Tri Marcelina Tarigan
Beberapa hari ini saya mengamati ‘kegaduhan’ yang terjadi di beranda Nyalanya. Semua karena si kulit bundar. Para bapak guru berdebat tentang sepakbola, saling menyombongkan tim andalan lalu menjatuhkan tim lawan. Mulanya saya menikmati pertarungan kata yang cukup sengit ini. Namun setelah membaca, menimbang, sekaligus mengamati tulisan Pak Teguh, Pak Wiwin, dan Pak Tonggo, ada hal yang menggangu pikiran saya. Untuk itu, izinkan saya mewakili suara hati istri untuk mengungkapkannya.
Saat membaca tulisan tiga sekawan ini saya baru tahu bahwa mereka bisa sebegitu menggilai sepak bola. Mereka memaparkan sejarah dan mengenal para pemain hingga pelatihnya dengan baik. Mereka sangat detail dan hapal momen terbaik tim mereka. Padahal mengingat ulang tahun istri saja boro-boro, lebih parah lagi lupa tanggal pernikahan. Beruntung mereka memiliki Facebook yang selalu setia mengingatkan hari besar bagi para istri ini.

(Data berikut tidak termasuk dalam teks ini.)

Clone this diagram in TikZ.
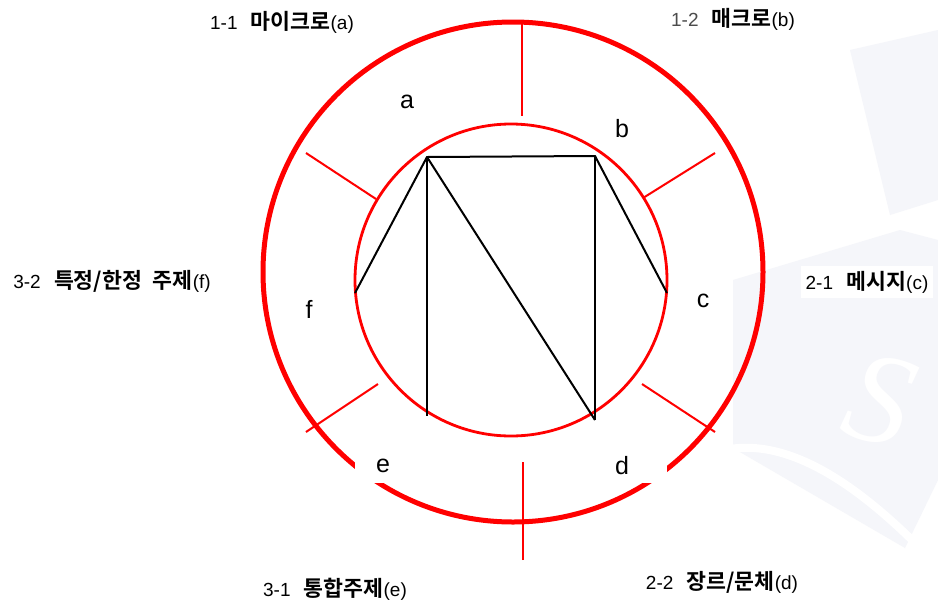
\documentclass[tikz,border=0pt]{standalone}
\usepackage{fontspec}
\setmainfont{Liberation Sans}
\newfontfamily\krb{Noto Sans CJK KR Bold}[Scale=1.14]
\newfontfamily\wmserif{Liberation Serif}
\definecolor{wm}{RGB}{245,246,250}
\tikzset{
  ring/.style={draw=red, circle, inner sep=0pt},
  tickln/.style={draw=red, line width=2pt},
  edgeln/.style={draw=black, line width=2pt},
  letter/.style={font=\fontsize{25}{25}\selectfont, inner sep=0pt},
  outlbl/.style={fill=white, font=\fontsize{19}{19}\selectfont, inner sep=5pt},
}
\begin{document}
\begin{tikzpicture}[x=1pt,y=-1pt]
\useasboundingbox (0,0) rectangle (938,606);
\fill[white] (0,0) rectangle (938,606);
% faint watermark
\begin{scope}
\clip (0,0) rectangle (938,606);
\fill[wm] (733,280) -- (900,230) -- (938,240) -- (938,480) -- (905,548) -- (733,448) -- cycle;
\fill[wm] (850,50) -- (938,30) -- (938,200) -- (890,215) -- cycle;
\draw[white, line width=8pt] (700,458) .. controls (760,430) and (830,460) .. (912,540);
\node[white, font=\fontsize{130}{130}\selectfont\wmserif\itshape, rotate=-15, inner sep=0pt] (wms) at (880,400) {S};
\end{scope}
% circles
\node[ring, line width=5pt, minimum size=500pt] (outer) at (513,272) {};
\node[ring, line width=2.8pt, minimum size=312pt] (inner) at (511,280) {};
% ticks
\coordinate (t1o) at (522,22);  \coordinate (t1i) at (522,116);
\coordinate (t2o) at (715,153); \coordinate (t2i) at (643,198);
\coordinate (t3o) at (715,432); \coordinate (t3i) at (642,384);
\coordinate (t4o) at (523,560); \coordinate (t4i) at (523,462);
\coordinate (t5o) at (306,432); \coordinate (t5i) at (378,384);
\coordinate (t6o) at (306,153); \coordinate (t6i) at (376,199);
\foreach \i in {1,...,6} {\draw[tickln] (t\i o) -- (t\i i);}
% polygon
\coordinate (va) at (427,157);
\coordinate (vb) at (595,156);
\coordinate (vc) at (667,293);
\coordinate (vd) at (595,420);
\coordinate (ve) at (427,416);
\coordinate (vf) at (355,293);
\draw[edgeln] (vf) -- (va) -- (vb) -- (vc);
\draw[edgeln] (va) -- (ve);
\draw[edgeln] (va) -- (vd);
\draw[edgeln] (vb) -- (vd);
% inner letters
\node[letter] (la) at (407,102) {a};
\node[letter] (lb) at (622,129) {b};
\node[letter] (lc) at (703,301) {c};
\node[letter, fill=white, minimum width=90pt, minimum height=34pt] (ld) at (622,466) {d};
\node[letter, fill=white, minimum width=56pt, minimum height=34pt] (le) at (383,466) {e};
\node[letter] (lf) at (309,309) {f};
% outer labels
\node[outlbl] (oa) at (282,22) {1-1\hspace{0.7em}{\krb 마이크로}(a)};
\node[outlbl, inner xsep=20pt] (ob) at (733,19) {\textcolor{black!70}{1-2}\hspace{0.7em}{\krb 매크로}(b)};
\node[outlbl] (oc) at (867,282) {2-1\hspace{0.7em}{\krb 메시지}(c)};
\node[outlbl] (od) at (722,582) {2-2\hspace{0.7em}{\krb 장르/문체}(d)};
\node[outlbl] (oe) at (335,589) {3-1\hspace{0.7em}{\krb 통합주제}(e)};
\node[outlbl] (of) at (112,281) {3-2\hspace{0.7em}{\krb 특정/한정\hspace{0.5em}주제}(f)};
\end{tikzpicture}
\end{document}
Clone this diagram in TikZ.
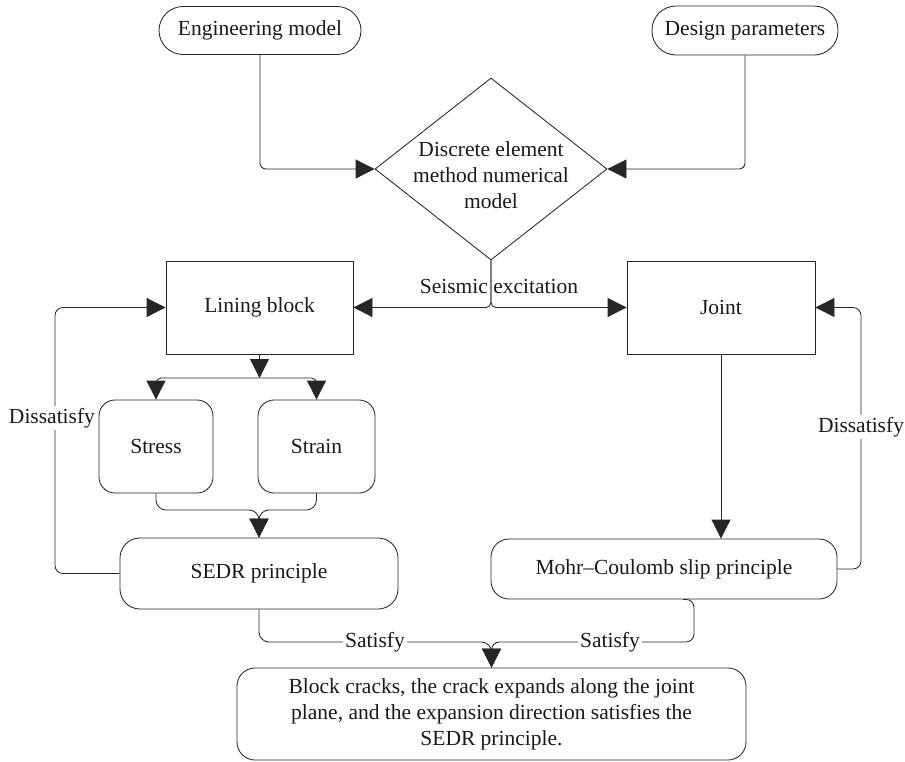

Saya juga salut melihat cara bapak-bapak ini mengagumi pemain sepak bola idola mereka. Tanpa ragu memuji di depan banyak orang laiknya kekasih pujaan. Sementara dengan istri, berat sekali lidah itu merayu apalagi sampai memberi pujian. Jika itu terjadi, sudah pasti ada maunya.
Belum lagi bila memasuki musim liga besar, suami rela dan riang begadang menonton pertandingan yang disiarkan tengah malam atau menjelang subuh. Sudah pasti istri tak bisa protes karena di jam itu sudah tertidur lelap. Namun bila kami hendak menonton sinetron kesukaan, selalu ada saja nyinyiran suami yang mengganggap itu adalah tontonan receh. Setelah itu kami disuruh mengganti saluran lain yang lebih berfaedah. Kembali istri tak berdaya.
Sesungguhnya saya tidak keberatan dengan hobi suami ini. Sah-sah saja jika itu hal yang membuat senang dan semangat. Begitupun dengan saya dan teman-teman yang menyukai drama korea. Maklumi kami bila kadang menghabiskan banyak waktu senggang maraton nonton Drakor , mengikuti idola di Instagram bahkan sesekali ikut golongan emak-emak halu. Tenang saja, kami tetap sadar diri kalau Oppa Korea tak setampan suami sendiri.
Intinya, untuk para suami pecinta bola, selalu semangat kerja dan sisihkan lebih banyak kuota internet untuk kami.